A newly created permanent oversight committee will monitor the plan’s execution and measure outcomes across its various components. Miley emphasized the need for sustained board commitment to ensure proposed initiatives advance rather than stall.

Housing, education, criminal justice, and economic mobility emerged as priority areas requiring immediate intervention, according to Miley. He characterized the reparations package as meaningful progress toward broadening opportunity for Black communities, though not a complete solution.

Alameda County and the City of Hayward jointly manage the Russell City Redress Fund, which compensates residents and their descendants from a diverse neighborhood demolished through eminent domain in the mid-20th century for industrial development. The fund has expanded from $900,000 to $1.3 million.

Momentum for reparations initiatives is building nationally, with Evanston, Illinois, pioneering a formal city-level program offering $25,000 in housing assistance to eligible Black residents affected by discriminatory lending and housing practices.

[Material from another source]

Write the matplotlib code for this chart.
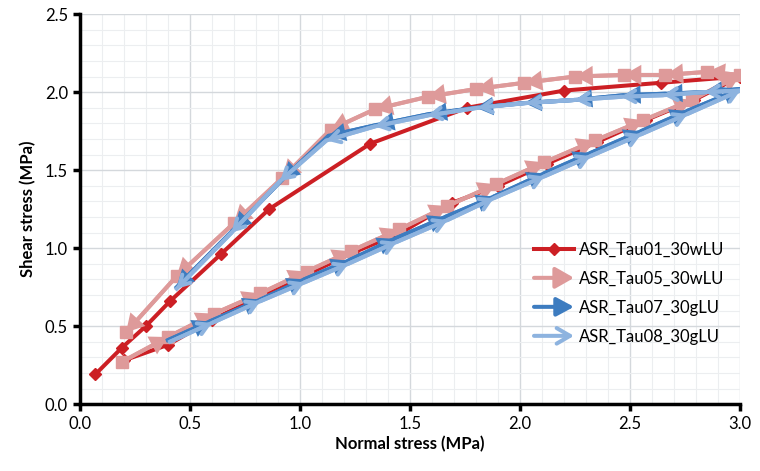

The U.S. Department of Justice sued in June to halt Evanston’s program, contending that race-based eligibility standards violate constitutional guarantees of equal protection.

Miley cited legal challenges to direct-payment reparations models as justification for the county’s policy-centered approach. He argued that cash payments alone cannot address systemic problems without concurrent reforms to housing access, economic structures, and criminal justice operations.